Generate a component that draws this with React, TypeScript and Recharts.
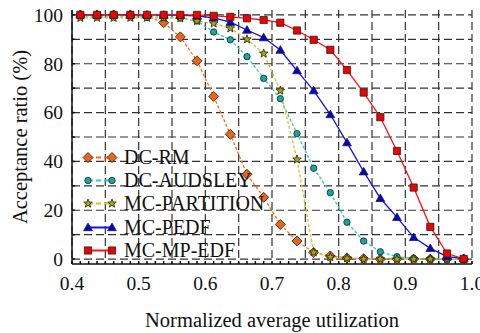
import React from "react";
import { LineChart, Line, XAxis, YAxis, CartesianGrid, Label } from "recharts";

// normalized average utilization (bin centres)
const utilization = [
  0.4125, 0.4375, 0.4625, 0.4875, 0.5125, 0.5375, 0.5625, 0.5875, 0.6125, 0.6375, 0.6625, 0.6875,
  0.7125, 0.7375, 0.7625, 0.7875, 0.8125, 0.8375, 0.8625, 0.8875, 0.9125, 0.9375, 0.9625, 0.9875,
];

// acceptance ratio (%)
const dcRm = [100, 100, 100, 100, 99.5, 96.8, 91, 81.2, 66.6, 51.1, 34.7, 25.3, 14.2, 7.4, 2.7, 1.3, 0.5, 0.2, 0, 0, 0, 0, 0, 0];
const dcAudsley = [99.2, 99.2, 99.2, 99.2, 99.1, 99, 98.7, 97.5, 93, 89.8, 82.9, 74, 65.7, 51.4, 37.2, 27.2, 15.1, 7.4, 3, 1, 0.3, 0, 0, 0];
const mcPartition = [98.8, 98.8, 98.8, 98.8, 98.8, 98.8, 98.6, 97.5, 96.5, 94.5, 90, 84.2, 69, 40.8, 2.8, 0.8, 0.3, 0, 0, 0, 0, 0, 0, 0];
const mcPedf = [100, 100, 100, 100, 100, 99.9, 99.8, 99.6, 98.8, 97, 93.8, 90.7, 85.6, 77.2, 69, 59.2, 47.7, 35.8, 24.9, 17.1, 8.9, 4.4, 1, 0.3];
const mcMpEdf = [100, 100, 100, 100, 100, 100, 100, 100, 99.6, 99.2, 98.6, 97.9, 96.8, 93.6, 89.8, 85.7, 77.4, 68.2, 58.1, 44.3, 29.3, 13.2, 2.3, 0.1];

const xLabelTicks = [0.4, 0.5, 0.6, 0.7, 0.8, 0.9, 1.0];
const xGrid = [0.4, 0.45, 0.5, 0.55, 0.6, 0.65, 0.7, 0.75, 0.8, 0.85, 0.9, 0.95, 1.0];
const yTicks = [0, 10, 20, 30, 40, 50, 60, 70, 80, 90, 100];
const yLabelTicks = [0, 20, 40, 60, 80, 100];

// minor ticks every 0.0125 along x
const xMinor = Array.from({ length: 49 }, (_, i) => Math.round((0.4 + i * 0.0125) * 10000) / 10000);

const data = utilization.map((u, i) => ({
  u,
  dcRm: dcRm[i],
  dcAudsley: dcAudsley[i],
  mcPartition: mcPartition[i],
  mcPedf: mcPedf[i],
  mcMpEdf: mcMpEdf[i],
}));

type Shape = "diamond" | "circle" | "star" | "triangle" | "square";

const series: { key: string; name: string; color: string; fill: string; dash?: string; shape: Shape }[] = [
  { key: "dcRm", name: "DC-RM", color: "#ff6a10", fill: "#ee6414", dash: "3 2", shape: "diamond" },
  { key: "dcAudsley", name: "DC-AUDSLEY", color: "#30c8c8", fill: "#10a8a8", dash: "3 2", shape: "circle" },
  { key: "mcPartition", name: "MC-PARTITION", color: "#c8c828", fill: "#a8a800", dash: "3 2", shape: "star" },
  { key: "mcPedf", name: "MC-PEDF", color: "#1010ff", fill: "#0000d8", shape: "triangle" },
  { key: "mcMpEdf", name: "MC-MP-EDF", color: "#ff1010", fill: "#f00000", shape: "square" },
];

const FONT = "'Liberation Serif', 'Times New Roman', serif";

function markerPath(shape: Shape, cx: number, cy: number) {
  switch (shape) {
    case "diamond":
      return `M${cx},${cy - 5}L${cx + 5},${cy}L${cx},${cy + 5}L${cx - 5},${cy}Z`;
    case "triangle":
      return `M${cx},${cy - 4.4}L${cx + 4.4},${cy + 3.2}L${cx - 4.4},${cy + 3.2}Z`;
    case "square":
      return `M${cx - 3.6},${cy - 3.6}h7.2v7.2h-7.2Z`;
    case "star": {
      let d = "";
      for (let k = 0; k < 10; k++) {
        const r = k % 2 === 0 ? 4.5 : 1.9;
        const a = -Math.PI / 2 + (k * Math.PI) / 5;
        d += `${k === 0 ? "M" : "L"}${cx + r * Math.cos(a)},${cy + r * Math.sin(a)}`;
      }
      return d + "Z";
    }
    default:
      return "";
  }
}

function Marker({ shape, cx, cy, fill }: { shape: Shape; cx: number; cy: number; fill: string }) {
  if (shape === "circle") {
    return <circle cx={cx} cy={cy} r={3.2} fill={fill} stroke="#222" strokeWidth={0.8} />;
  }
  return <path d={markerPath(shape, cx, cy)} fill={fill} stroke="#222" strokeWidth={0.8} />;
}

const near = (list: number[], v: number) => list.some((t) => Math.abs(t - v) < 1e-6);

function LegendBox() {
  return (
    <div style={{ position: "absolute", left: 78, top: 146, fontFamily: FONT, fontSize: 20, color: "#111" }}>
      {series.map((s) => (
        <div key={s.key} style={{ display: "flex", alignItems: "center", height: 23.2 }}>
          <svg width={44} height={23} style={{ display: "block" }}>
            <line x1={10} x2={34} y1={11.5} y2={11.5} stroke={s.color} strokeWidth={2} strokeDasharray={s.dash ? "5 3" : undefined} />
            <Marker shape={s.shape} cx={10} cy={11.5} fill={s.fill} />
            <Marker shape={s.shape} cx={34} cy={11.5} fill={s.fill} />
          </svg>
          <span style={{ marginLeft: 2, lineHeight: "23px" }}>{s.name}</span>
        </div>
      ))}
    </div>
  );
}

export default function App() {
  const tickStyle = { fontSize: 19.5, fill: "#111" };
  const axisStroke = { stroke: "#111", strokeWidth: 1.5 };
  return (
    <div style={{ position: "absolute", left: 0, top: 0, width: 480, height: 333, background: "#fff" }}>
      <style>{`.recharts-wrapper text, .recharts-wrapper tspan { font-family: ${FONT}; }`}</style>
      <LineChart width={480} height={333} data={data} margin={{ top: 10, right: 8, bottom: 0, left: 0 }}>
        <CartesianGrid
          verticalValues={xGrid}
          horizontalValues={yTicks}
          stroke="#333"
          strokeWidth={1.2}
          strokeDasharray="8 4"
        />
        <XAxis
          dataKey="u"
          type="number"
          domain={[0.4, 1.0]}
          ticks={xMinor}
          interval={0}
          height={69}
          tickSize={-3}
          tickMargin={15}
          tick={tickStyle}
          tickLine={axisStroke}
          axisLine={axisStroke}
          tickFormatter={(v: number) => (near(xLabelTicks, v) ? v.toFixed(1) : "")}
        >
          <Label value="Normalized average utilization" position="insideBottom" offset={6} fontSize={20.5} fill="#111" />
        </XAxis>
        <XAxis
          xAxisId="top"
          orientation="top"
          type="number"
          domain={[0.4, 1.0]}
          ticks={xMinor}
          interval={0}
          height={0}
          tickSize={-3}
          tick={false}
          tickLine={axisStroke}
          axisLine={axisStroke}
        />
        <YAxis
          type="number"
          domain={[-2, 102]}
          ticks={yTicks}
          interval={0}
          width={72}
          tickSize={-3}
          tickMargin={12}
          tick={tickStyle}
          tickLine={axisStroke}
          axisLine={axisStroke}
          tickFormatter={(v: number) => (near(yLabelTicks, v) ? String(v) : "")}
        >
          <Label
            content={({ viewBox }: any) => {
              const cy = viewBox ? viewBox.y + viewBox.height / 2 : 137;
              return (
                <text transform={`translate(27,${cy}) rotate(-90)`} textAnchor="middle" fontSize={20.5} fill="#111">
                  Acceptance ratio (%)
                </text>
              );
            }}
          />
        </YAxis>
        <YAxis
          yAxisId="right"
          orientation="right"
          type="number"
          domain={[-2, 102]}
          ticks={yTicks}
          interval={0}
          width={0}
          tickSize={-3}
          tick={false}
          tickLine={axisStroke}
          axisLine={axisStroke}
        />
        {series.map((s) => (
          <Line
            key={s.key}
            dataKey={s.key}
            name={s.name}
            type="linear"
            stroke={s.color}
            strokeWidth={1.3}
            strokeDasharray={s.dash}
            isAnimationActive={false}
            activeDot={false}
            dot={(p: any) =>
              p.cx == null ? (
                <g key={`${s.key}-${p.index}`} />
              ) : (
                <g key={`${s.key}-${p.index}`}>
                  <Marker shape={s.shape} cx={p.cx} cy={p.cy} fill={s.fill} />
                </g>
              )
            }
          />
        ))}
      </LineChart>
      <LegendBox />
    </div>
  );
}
▬▬▬
# TASK INSTRUCTIONS
Where a line contains the string "React", extract that line.

# CORRECT RESPONSE
Generate a component that draws this with React, TypeScript and Recharts.
import React from "react";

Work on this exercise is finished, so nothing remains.